Ella es una chica, de 45 años, de mi barrio de Otxarkoaga. La conozco desde hace ya unos cuantos años. Fue compañera de un chico que vivió con nosotros y que falleció hace ya dos años.
Me dicen que está en el hospital y cuando llego a verla, me resulta difícil reconocerla. En unos pocos meses ha bajado unos cuantos kilos de peso. Tiene la cara demacrada, que expresa que ya le queda muy poco tiempo de vida.
Cuando la veo no tengo otro deseo sino el de besarle su rostro que va perdiendo su original figura. Es la expresión de alguien que “ya va de vencida”.

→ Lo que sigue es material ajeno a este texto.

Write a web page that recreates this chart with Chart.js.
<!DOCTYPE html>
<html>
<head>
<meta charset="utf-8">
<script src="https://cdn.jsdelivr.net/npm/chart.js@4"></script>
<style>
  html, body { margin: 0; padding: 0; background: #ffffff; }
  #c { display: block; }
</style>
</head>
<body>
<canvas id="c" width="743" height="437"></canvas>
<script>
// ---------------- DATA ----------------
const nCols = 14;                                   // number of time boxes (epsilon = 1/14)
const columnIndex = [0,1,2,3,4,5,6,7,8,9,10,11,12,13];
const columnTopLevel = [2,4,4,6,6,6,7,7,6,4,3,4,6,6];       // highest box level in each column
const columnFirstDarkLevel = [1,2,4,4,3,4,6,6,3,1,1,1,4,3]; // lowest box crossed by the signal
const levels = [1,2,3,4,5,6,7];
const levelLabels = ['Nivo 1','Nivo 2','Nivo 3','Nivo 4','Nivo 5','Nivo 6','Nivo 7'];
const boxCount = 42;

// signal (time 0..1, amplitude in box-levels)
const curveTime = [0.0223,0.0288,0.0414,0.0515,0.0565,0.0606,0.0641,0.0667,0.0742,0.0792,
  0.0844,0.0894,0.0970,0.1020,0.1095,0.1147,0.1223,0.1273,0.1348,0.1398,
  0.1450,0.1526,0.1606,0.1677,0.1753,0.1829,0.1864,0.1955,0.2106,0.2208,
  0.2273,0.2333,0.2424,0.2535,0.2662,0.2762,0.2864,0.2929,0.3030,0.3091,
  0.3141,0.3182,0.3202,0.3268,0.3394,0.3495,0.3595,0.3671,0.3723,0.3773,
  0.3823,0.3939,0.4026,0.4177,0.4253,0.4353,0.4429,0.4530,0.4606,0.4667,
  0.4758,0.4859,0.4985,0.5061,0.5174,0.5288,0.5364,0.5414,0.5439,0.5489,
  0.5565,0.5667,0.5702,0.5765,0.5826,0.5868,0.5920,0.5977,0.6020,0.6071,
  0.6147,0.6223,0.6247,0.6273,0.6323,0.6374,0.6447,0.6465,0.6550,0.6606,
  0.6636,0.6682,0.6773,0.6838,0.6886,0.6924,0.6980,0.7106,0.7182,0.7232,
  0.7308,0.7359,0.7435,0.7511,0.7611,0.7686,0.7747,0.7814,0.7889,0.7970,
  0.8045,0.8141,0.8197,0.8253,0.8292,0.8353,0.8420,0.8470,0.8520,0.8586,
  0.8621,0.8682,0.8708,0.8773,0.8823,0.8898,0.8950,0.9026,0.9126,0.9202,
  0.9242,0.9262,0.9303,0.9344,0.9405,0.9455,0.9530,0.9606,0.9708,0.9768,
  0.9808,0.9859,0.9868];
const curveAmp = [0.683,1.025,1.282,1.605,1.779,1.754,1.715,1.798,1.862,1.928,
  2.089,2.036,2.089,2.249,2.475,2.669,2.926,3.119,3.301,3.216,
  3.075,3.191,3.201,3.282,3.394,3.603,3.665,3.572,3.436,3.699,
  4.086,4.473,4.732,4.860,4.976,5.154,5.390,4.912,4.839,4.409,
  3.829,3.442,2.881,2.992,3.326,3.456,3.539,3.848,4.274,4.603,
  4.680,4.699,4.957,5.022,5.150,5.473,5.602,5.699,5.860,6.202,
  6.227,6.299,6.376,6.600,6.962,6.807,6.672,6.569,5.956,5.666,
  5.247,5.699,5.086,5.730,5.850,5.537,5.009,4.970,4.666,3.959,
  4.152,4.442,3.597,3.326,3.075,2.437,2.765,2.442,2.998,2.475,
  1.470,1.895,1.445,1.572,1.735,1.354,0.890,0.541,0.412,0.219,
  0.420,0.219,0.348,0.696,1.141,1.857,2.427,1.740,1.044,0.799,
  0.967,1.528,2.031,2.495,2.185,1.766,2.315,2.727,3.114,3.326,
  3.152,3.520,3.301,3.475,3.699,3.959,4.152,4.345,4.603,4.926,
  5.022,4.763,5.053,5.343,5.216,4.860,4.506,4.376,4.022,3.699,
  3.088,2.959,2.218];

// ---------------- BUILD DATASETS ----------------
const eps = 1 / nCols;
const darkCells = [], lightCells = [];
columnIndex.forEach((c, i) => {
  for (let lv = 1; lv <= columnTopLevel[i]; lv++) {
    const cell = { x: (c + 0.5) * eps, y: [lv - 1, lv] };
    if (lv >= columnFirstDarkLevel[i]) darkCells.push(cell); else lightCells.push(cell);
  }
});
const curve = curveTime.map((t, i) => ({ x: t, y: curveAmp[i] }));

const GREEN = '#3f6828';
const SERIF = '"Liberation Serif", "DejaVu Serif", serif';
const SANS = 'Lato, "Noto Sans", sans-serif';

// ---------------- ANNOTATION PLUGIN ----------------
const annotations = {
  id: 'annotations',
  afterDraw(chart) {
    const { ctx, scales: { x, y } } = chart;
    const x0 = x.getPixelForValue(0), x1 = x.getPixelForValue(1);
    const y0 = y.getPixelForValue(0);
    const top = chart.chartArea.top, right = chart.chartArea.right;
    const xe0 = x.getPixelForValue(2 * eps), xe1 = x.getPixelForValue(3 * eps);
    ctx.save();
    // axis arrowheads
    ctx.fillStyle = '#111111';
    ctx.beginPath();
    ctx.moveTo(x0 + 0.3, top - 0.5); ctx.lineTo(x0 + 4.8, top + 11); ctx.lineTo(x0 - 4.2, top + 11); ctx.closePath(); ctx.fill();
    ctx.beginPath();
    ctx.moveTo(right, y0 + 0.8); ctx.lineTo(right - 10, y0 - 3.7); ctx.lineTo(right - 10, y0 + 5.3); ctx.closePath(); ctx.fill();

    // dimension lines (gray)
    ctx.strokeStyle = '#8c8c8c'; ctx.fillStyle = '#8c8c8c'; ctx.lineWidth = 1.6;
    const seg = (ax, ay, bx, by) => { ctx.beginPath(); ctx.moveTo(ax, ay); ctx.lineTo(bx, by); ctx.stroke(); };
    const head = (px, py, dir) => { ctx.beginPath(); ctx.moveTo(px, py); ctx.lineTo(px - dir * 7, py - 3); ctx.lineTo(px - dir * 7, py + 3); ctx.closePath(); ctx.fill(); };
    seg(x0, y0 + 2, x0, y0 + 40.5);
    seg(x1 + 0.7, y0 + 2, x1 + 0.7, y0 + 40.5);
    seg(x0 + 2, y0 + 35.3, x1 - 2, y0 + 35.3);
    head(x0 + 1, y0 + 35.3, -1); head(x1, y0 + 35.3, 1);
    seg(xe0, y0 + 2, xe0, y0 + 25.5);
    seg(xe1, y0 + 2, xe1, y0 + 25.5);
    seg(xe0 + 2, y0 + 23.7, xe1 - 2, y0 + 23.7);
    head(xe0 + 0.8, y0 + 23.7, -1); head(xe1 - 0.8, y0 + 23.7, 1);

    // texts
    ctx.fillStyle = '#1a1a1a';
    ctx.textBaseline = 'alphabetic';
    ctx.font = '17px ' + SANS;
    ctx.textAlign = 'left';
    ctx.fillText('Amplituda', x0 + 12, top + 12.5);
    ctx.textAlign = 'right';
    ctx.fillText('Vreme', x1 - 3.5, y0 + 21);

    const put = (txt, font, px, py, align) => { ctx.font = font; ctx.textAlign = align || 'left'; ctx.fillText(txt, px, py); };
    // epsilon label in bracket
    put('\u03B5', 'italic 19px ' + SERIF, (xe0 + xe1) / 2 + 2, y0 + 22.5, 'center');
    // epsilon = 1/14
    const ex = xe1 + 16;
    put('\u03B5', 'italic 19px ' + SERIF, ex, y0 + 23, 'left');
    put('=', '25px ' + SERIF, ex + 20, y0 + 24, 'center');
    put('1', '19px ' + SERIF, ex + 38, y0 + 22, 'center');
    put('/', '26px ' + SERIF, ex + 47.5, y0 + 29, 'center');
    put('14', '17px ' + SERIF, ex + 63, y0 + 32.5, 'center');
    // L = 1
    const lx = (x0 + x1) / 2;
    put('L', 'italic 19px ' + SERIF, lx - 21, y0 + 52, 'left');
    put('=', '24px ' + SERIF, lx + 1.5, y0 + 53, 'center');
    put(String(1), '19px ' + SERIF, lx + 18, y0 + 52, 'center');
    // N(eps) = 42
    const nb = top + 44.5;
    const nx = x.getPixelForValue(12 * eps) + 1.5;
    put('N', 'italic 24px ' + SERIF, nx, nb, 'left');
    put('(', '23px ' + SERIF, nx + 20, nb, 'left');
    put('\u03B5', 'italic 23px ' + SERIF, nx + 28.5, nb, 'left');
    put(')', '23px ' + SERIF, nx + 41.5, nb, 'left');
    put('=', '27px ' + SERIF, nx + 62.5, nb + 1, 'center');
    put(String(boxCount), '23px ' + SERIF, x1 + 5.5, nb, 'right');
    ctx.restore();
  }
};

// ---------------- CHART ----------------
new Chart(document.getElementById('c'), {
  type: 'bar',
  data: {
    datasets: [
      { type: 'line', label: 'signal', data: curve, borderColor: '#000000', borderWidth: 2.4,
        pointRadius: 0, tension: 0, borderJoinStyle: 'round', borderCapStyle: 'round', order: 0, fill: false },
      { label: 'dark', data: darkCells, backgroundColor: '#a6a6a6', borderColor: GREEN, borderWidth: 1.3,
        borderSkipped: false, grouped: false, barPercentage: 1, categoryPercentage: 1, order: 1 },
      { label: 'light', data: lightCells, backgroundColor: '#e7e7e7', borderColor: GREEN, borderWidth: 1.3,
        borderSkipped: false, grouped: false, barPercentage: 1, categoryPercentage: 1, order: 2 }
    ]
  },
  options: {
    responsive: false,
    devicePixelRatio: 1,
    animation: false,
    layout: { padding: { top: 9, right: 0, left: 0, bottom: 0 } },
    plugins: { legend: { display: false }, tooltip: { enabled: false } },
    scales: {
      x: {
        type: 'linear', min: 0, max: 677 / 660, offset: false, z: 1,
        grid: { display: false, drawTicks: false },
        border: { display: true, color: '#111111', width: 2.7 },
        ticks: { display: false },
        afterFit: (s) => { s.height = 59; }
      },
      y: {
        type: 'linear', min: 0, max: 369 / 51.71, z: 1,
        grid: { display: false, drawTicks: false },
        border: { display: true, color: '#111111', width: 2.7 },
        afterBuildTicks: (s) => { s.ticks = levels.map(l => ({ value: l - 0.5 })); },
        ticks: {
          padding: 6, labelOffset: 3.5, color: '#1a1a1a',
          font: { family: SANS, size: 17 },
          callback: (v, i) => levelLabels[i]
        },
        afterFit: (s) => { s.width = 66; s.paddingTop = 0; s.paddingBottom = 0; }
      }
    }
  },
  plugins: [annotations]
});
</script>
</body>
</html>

Nada más darle el primer beso, comienza a llorar; un llanto profundo, que sale de muy dentro y que merece mi respuesta de ánimo. Aunque ya no le queda mucha vida, que no se deje vencer por la amargura.

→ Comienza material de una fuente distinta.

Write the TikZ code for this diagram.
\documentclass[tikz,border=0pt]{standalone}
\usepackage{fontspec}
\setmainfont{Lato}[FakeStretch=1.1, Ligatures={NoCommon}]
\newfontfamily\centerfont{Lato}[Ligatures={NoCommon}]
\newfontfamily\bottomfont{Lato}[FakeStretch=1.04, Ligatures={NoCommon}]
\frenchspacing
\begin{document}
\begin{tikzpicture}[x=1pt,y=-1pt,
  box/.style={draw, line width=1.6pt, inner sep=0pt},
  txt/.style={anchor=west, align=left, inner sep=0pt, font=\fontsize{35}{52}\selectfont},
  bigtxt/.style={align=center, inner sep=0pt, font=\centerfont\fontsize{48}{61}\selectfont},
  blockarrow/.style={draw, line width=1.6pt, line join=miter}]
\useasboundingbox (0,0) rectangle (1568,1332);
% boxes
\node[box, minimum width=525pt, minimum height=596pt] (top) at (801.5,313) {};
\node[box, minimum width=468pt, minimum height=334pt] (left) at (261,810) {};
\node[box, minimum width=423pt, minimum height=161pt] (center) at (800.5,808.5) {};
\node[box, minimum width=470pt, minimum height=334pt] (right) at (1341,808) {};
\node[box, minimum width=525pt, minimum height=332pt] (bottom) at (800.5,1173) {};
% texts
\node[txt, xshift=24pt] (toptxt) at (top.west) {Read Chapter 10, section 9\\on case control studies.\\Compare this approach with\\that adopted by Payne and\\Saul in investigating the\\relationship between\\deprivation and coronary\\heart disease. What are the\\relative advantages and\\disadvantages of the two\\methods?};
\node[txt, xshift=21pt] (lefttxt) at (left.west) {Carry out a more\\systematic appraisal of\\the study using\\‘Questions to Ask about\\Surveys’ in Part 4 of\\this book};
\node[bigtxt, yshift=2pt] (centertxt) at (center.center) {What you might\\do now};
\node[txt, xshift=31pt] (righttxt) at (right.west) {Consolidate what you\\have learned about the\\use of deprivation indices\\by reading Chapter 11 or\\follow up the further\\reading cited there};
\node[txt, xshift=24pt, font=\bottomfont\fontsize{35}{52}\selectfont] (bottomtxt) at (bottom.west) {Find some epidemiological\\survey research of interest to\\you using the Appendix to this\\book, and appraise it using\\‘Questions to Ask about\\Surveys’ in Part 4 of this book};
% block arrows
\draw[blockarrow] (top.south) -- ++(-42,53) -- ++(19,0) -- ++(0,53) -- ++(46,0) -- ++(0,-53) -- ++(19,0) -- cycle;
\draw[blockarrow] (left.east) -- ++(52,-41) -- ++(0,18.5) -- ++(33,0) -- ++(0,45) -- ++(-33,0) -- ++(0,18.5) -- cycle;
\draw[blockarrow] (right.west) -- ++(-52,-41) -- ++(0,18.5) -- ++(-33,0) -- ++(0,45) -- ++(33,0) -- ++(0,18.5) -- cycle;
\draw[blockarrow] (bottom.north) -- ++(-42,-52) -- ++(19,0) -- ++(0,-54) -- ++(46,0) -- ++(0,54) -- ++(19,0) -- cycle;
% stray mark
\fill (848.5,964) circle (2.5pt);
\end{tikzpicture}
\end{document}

La verdad es que no logro entender el sentido de ese llanto, que se expresa con tanta fuerza y que es tan real.
Cada vez que subo al hospital y la veo, mi actitud es la misma y su respuesta vuelve a repetirse. Nunca hay una palabra por su parte, sólo el llanto.
Uno de los días en que voy a verla me doy cuenta de que ha experimentado una ligera mejoría. Pero no me quiero dejar engañar. Sé seguro que es la ligera ascensión de quien en breves días volverá a caer y esta vez será la última recaída.
Así ha sido y a mí me ha tocado celebrar su funeral. Mi deseo es claro: “Padre, acógela en ti. Que en tu regazo sea para siempre feliz”.